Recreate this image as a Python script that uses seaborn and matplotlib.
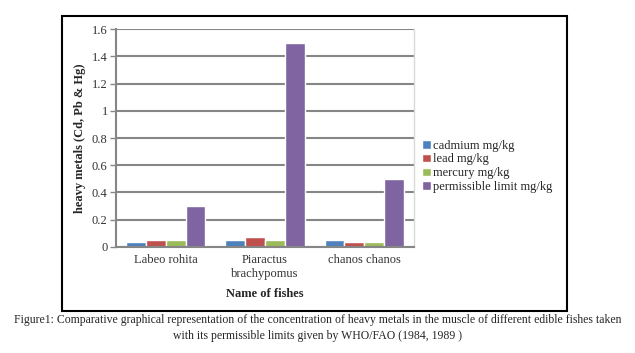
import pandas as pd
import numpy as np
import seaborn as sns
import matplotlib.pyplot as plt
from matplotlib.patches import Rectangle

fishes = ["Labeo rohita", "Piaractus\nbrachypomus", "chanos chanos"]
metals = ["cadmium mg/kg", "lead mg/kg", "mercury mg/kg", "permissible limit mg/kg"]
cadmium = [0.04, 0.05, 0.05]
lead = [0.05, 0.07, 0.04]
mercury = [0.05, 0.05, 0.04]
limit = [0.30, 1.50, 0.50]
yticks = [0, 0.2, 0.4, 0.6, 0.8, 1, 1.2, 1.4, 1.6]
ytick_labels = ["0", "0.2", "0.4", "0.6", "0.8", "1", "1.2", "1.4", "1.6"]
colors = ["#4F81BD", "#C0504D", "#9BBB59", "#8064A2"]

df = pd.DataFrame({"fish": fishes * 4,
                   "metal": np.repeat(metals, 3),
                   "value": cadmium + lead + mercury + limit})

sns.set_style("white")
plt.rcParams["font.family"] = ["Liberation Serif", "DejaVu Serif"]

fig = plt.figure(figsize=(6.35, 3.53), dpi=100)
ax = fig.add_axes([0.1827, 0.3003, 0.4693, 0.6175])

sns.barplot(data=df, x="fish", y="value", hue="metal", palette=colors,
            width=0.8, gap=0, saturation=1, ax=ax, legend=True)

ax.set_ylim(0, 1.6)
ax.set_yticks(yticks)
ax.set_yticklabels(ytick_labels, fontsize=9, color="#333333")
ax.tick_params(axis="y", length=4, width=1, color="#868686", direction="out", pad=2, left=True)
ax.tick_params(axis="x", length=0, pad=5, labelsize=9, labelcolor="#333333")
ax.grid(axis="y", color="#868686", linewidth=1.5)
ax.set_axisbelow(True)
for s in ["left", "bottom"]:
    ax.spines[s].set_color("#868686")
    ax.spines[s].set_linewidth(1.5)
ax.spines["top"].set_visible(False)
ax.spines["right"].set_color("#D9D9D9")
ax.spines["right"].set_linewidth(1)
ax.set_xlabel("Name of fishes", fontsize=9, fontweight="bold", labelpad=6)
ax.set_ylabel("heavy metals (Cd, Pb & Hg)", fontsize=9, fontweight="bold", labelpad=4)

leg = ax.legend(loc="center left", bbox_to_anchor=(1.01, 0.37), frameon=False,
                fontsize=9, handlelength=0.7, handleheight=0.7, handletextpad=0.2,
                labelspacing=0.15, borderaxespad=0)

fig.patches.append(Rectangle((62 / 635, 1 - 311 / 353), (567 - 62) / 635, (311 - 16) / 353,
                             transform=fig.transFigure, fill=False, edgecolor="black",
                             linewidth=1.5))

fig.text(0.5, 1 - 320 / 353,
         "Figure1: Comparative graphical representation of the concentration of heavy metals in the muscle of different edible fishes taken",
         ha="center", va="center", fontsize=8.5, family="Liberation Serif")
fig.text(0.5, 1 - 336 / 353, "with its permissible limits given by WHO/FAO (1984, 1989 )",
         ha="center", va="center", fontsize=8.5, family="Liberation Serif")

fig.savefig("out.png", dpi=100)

### WHAT IS REQUIRED:
Indicate how many lines of the material contain the string "seaborn", giving the number and nothing more.

### RESULT BELOW:
2